%%

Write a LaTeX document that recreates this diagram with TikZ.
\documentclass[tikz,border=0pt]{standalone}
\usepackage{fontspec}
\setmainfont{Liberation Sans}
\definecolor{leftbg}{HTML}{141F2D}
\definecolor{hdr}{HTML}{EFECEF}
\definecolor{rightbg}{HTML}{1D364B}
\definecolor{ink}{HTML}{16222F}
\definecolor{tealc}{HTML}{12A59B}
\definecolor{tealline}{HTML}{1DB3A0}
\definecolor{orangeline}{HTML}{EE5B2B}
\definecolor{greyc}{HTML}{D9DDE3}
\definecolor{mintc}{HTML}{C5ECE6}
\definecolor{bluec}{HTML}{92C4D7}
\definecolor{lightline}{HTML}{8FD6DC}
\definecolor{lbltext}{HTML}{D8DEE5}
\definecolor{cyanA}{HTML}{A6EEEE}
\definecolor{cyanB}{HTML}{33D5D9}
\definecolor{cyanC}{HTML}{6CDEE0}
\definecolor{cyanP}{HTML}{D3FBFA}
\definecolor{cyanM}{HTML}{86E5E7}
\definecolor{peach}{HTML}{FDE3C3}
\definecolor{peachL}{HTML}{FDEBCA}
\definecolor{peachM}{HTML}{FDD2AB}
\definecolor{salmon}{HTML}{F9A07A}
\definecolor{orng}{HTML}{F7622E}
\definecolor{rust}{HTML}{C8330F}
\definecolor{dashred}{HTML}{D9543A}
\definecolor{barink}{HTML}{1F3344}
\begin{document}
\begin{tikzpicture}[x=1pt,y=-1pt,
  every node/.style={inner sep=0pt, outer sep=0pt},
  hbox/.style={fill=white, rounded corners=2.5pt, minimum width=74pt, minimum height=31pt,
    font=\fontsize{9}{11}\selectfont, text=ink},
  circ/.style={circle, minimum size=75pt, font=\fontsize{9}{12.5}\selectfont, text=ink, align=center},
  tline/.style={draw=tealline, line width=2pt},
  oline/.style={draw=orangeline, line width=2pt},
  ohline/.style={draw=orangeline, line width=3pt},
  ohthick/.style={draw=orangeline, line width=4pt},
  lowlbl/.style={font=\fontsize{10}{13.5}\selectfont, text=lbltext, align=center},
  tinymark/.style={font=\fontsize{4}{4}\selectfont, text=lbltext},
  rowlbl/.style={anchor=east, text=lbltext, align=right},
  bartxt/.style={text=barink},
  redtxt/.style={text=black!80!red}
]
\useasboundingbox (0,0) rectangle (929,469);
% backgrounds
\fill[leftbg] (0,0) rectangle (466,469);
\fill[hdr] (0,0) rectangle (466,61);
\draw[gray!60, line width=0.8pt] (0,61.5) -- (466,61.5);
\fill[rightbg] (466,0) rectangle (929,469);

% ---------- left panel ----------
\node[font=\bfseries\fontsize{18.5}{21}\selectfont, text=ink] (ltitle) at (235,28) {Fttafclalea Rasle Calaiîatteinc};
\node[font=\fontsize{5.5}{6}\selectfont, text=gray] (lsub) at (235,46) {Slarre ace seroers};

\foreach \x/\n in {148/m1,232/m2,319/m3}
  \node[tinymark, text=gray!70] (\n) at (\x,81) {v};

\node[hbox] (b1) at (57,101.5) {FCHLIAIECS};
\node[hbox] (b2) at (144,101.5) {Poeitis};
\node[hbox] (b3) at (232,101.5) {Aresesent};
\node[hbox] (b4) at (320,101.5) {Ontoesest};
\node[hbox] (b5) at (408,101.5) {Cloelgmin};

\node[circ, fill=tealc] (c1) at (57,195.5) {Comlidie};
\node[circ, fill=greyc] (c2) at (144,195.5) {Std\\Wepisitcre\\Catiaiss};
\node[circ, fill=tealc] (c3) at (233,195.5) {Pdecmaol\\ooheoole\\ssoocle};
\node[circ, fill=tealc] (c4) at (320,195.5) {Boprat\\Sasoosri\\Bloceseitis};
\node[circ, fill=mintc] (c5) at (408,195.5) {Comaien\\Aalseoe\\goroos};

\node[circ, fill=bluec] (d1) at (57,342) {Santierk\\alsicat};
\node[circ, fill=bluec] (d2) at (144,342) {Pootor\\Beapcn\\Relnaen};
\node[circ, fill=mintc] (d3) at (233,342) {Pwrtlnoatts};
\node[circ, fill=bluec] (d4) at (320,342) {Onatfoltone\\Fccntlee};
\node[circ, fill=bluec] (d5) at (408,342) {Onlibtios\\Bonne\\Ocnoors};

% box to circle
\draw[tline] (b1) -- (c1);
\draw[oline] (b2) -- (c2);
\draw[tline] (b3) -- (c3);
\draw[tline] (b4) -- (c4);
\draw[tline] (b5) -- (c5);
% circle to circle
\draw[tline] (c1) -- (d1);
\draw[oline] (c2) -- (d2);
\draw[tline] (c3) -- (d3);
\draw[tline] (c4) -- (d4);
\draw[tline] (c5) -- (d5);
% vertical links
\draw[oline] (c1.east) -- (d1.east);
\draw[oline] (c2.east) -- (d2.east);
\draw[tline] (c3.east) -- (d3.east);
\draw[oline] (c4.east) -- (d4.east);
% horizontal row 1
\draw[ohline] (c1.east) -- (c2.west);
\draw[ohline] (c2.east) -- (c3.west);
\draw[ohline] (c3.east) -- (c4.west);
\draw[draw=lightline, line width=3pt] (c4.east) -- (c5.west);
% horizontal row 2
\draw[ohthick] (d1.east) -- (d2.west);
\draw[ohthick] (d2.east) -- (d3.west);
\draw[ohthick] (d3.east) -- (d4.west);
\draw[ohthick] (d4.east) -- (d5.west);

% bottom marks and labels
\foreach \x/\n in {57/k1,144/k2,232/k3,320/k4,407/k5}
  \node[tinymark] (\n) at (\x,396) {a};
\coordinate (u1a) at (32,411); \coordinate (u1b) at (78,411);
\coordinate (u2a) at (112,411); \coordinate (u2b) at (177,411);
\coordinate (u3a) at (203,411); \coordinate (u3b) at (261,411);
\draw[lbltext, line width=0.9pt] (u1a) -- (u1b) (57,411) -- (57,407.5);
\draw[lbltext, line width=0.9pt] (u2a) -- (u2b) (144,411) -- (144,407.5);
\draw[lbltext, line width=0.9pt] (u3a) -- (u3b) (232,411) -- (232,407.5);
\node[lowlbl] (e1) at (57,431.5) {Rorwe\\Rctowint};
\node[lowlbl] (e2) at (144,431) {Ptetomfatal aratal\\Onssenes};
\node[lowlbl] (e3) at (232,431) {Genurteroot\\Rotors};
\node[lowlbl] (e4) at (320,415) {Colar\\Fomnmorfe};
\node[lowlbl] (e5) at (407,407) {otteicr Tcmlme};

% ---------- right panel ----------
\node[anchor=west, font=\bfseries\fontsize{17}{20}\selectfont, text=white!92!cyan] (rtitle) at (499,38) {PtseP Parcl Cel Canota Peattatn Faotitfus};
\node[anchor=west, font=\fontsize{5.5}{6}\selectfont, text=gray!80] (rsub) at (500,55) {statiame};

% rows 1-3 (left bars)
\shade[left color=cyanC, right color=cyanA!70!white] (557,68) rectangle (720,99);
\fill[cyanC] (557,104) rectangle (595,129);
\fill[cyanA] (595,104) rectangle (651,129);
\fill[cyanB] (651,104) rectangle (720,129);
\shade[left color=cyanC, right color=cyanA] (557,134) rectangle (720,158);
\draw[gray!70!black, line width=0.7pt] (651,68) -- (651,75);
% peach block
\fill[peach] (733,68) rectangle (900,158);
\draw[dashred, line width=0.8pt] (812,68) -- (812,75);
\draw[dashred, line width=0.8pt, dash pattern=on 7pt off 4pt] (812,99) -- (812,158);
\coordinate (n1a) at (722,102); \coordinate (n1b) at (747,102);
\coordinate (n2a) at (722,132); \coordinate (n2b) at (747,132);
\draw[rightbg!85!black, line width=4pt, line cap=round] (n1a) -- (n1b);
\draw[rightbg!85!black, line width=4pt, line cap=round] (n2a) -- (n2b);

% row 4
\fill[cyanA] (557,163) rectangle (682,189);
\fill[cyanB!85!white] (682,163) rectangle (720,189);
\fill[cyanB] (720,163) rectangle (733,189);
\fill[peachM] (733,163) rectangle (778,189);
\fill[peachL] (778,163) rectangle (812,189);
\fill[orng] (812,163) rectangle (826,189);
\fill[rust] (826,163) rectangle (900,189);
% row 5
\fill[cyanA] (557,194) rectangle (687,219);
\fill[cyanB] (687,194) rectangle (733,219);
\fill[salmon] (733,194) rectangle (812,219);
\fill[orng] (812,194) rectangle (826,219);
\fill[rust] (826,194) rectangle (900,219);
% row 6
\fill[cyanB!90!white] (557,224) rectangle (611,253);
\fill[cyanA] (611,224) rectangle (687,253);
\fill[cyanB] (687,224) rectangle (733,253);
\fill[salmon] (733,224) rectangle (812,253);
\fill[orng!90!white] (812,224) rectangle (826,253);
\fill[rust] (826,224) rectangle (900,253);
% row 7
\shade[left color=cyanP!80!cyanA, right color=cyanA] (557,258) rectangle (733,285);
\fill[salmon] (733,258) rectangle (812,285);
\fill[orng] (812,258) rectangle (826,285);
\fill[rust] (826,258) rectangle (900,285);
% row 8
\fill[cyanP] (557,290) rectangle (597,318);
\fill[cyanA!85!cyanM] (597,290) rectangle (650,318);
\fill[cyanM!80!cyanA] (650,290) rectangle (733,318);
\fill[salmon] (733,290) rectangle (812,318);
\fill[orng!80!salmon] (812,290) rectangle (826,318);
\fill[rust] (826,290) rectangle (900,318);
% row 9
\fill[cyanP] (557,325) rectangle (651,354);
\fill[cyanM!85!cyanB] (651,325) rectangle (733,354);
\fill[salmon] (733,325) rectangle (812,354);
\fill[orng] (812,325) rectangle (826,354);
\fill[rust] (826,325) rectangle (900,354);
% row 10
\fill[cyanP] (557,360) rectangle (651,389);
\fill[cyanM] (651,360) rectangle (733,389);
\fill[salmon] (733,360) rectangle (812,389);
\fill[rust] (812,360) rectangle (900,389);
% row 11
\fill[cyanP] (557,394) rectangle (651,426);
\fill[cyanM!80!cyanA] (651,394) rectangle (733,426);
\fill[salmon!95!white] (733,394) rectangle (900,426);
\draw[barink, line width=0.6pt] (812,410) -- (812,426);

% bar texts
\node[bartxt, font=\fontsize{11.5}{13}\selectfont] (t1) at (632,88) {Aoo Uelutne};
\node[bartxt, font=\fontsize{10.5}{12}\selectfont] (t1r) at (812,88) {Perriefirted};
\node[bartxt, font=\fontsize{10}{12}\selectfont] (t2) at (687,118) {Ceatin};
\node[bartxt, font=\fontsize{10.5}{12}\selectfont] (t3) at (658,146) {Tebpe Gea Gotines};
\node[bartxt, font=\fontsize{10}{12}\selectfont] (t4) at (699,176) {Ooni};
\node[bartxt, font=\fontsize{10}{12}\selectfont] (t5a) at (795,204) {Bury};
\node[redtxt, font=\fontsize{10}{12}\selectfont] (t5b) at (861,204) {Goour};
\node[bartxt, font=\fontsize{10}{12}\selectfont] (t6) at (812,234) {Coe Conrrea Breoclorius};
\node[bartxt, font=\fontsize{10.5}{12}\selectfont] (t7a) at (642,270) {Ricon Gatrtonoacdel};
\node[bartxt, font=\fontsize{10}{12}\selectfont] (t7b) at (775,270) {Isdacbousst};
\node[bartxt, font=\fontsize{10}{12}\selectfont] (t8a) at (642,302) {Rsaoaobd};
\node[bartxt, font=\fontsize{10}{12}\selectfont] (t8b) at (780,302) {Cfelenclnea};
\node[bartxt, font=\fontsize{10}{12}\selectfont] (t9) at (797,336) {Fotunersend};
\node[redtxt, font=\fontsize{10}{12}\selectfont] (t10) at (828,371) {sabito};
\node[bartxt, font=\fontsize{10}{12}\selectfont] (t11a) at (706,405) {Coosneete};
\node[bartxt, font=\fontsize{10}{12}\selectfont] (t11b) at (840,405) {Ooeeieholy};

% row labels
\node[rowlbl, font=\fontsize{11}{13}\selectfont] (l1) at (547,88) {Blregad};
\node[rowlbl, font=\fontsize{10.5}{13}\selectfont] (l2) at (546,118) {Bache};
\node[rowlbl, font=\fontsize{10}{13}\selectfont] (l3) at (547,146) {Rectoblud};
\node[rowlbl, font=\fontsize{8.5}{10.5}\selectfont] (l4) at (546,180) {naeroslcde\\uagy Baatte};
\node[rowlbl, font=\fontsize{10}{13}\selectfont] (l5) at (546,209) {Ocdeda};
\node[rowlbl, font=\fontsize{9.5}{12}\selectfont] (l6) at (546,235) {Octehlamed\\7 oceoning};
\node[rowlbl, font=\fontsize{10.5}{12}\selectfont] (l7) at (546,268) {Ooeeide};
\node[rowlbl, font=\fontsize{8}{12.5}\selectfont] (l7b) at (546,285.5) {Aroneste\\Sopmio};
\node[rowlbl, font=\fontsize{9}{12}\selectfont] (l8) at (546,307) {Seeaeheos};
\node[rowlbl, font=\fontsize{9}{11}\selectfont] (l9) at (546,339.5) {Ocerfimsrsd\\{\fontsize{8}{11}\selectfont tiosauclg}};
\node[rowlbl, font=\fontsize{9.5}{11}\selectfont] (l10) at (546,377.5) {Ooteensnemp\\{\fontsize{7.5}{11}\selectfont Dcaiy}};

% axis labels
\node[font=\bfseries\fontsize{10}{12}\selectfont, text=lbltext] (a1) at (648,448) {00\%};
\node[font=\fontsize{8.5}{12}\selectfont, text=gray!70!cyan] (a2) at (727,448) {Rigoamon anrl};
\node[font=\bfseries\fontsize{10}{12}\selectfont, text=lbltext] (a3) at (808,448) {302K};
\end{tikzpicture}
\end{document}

%%

:: To be done ::
What are the exact lines from the beginning of the material through the line containing "(466,0) rectangle (929,469);"? Write out those lines alone.

:: Correct output ::
Write a LaTeX document that recreates this diagram with TikZ.
\documentclass[tikz,border=0pt]{standalone}
\usepackage{fontspec}
\setmainfont{Liberation Sans}
\definecolor{leftbg}{HTML}{141F2D}
\definecolor{hdr}{HTML}{EFECEF}
\definecolor{rightbg}{HTML}{1D364B}
\definecolor{ink}{HTML}{16222F}
\definecolor{tealc}{HTML}{12A59B}
\definecolor{tealline}{HTML}{1DB3A0}
\definecolor{orangeline}{HTML}{EE5B2B}
\definecolor{greyc}{HTML}{D9DDE3}
\definecolor{mintc}{HTML}{C5ECE6}
\definecolor{bluec}{HTML}{92C4D7}
\definecolor{lightline}{HTML}{8FD6DC}
\definecolor{lbltext}{HTML}{D8DEE5}
\definecolor{cyanA}{HTML}{A6EEEE}
\definecolor{cyanB}{HTML}{33D5D9}
\definecolor{cyanC}{HTML}{6CDEE0}
\definecolor{cyanP}{HTML}{D3FBFA}
\definecolor{cyanM}{HTML}{86E5E7}
\definecolor{peach}{HTML}{FDE3C3}
\definecolor{peachL}{HTML}{FDEBCA}
\definecolor{peachM}{HTML}{FDD2AB}
\definecolor{salmon}{HTML}{F9A07A}
\definecolor{orng}{HTML}{F7622E}
\definecolor{rust}{HTML}{C8330F}
\definecolor{dashred}{HTML}{D9543A}
\definecolor{barink}{HTML}{1F3344}
\begin{document}
\begin{tikzpicture}[x=1pt,y=-1pt,
  every node/.style={inner sep=0pt, outer sep=0pt},
  hbox/.style={fill=white, rounded corners=2.5pt, minimum width=74pt, minimum height=31pt,
    font=\fontsize{9}{11}\selectfont, text=ink},
  circ/.style={circle, minimum size=75pt, font=\fontsize{9}{12.5}\selectfont, text=ink, align=center},
  tline/.style={draw=tealline, line width=2pt},
  oline/.style={draw=orangeline, line width=2pt},
  ohline/.style={draw=orangeline, line width=3pt},
  ohthick/.style={draw=orangeline, line width=4pt},
  lowlbl/.style={font=\fontsize{10}{13.5}\selectfont, text=lbltext, align=center},
  tinymark/.style={font=\fontsize{4}{4}\selectfont, text=lbltext},
  rowlbl/.style={anchor=east, text=lbltext, align=right},
  bartxt/.style={text=barink},
  redtxt/.style={text=black!80!red}
]
\useasboundingbox (0,0) rectangle (929,469);
% backgrounds
\fill[leftbg] (0,0) rectangle (466,469);
\fill[hdr] (0,0) rectangle (466,61);
\draw[gray!60, line width=0.8pt] (0,61.5) -- (466,61.5);
\fill[rightbg] (466,0) rectangle (929,469);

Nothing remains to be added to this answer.